▶ [What this task involves]:
Take every line from the listing below that includes "matplotlib" and copy it.

──────── Data block

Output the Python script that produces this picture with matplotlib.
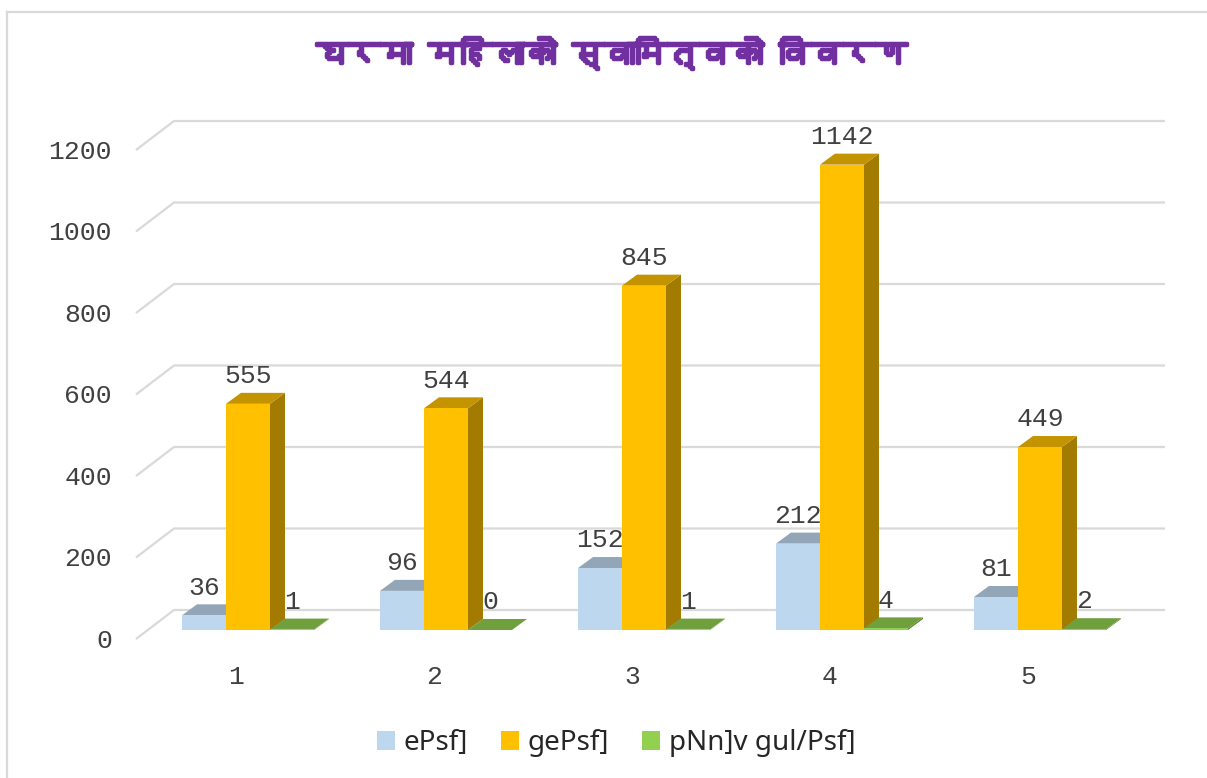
import matplotlib
matplotlib.use("Agg")
import matplotlib.pyplot as plt
import matplotlib.patheffects as pe
from matplotlib.patches import Polygon, Patch
from matplotlib.lines import Line2D
from matplotlib import font_manager, colors as mcolors

# --- data ---
title = "घरमा महिलाको स्वामित्वको विवरण"
categories = ["1", "2", "3", "4", "5"]
series_names = ["ePsf]", "gePsf]", "pNn]v gul/Psf]"]
series_1 = [36, 96, 152, 212, 81]
series_2 = [555, 544, 845, 1142, 449]
series_3 = [1, 0, 1, 4, 2]
series_colors = ["#BDD7EE", "#FFC000", "#92D050"]
yticks = [0, 200, 400, 600, 800, 1000, 1200]


def shade(c, f):
    r, g, b = mcolors.to_rgb(c)
    return (r * f, g * f, b * f)


def devanagari_family():
    # look for any installed font that carries Devanagari glyphs
    try:
        from fontTools.ttLib import TTFont
    except ImportError:
        return None
    for f in font_manager.fontManager.ttflist:
        try:
            cmap = TTFont(f.fname, fontNumber=0, lazy=True).getBestCmap()
        except Exception:
            continue
        if cmap and 0x0918 in cmap:
            return f.name
    return None


W, H = 1207, 778
fig = plt.figure(figsize=(W / 100, H / 100), dpi=100)

# front plane: v=0 at y=639px, v=1200 at y=150px; x spans 136..1165px
ax = fig.add_axes([136 / W, 1 - 639 / H, 1029 / W, 489 / H])
ax.set_xlim(-0.505, 4.692)
ax.set_ylim(0, 1200)
ax.axis("off")

px_cat = 198.0          # pixels per category
px_val = 489.0 / 1200   # pixels per value unit

# pseudo-3d offsets (data units)
bx, by = 12 / px_cat, 9 / px_val      # bars sit slightly behind the front edge
tx, ty = 15 / px_cat, 11 / px_val     # bar depth
wx, wy = 38 / px_cat, 29 / px_val     # back wall
bar_w = 44 / px_cat
x_left, x_right = -0.505, 4.5

grid_c = "#D9D9D9"
text_c = "#404040"
num_font = "Liberation Mono"
num_size = 19

for v in yticks:
    ax.plot([x_left, x_left + wx, x_right + wx], [v, v + wy, v + wy],
            color=grid_c, lw=1.6, clip_on=False, zorder=1, solid_capstyle="butt")
    ax.text(x_left - 24 / px_cat, v - 2 / px_val, str(v), ha="right", va="center",
            fontsize=num_size, color=text_c, family=num_font)

all_series = [series_1, series_2, series_3]
for i, cat in enumerate(categories):
    for j, vals in enumerate(all_series):
        v = vals[i]
        c = series_colors[j]
        x0 = i + bx + (j - 1.5) * bar_w
        base = by
        top = by + v
        side = Polygon([(x0 + bar_w, base), (x0 + bar_w, top),
                        (x0 + bar_w + tx, top + ty), (x0 + bar_w + tx, base + ty)],
                       closed=True, facecolor=shade(c, 0.64), edgecolor="none", zorder=3)
        topf = Polygon([(x0, top), (x0 + tx, top + ty),
                        (x0 + bar_w + tx, top + ty), (x0 + bar_w, top)],
                       closed=True, facecolor=shade(c, 0.77), edgecolor="none", zorder=3)
        front = Polygon([(x0, base), (x0, top), (x0 + bar_w, top), (x0 + bar_w, base)],
                        closed=True, facecolor=c, edgecolor="none", zorder=3)
        for p in (side, topf, front):
            ax.add_patch(p)
        ax.annotate(str(v), (x0 + bar_w / 2, top), xytext=(0, 20),
                    textcoords="offset points", ha="center", va="center",
                    fontsize=num_size, color=text_c, family=num_font, zorder=5)
    ax.annotate(cat, (i, 0), xytext=(0, -27), textcoords="offset points",
                ha="center", va="center", fontsize=num_size, color=text_c, family=num_font)

# title
dev = devanagari_family()
title_family = [dev, "DejaVu Sans"] if dev else ["DejaVu Sans"]
fig.text(612 / W, 1 - 53 / H, title, ha="center", va="center", color="#7030A0",
         fontsize=23, fontweight="bold", family=title_family,
         path_effects=[pe.withStroke(linewidth=2.5, foreground="#7030A0")])

# legend
handles = [Patch(facecolor=c, edgecolor="none") for c in series_colors]
fig.legend(handles, series_names, loc="center", bbox_to_anchor=(616 / W, 1 - 743 / H),
           ncol=3, frameon=False, prop={"family": "Noto Sans", "size": 20},
           labelcolor="#262626", handlelength=0.65, handleheight=0.65,
           handletextpad=0.3, columnspacing=1.2)

# chart border (top and left edges visible)
fig.add_artist(Line2D([7 / W, 7 / W], [0, 1 - 12 / H], transform=fig.transFigure,
                      color=grid_c, lw=1.6))
fig.add_artist(Line2D([7 / W, 1], [1 - 12 / H, 1 - 12 / H], transform=fig.transFigure,
                      color=grid_c, lw=1.6))

fig.savefig("out.png", dpi=100)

────────────────

▶ [Complete answer]:
Output the Python script that produces this picture with matplotlib.
import matplotlib
matplotlib.use("Agg")
import matplotlib.pyplot as plt
import matplotlib.patheffects as pe
from matplotlib.patches import Polygon, Patch
from matplotlib.lines import Line2D
from matplotlib import font_manager, colors as mcolors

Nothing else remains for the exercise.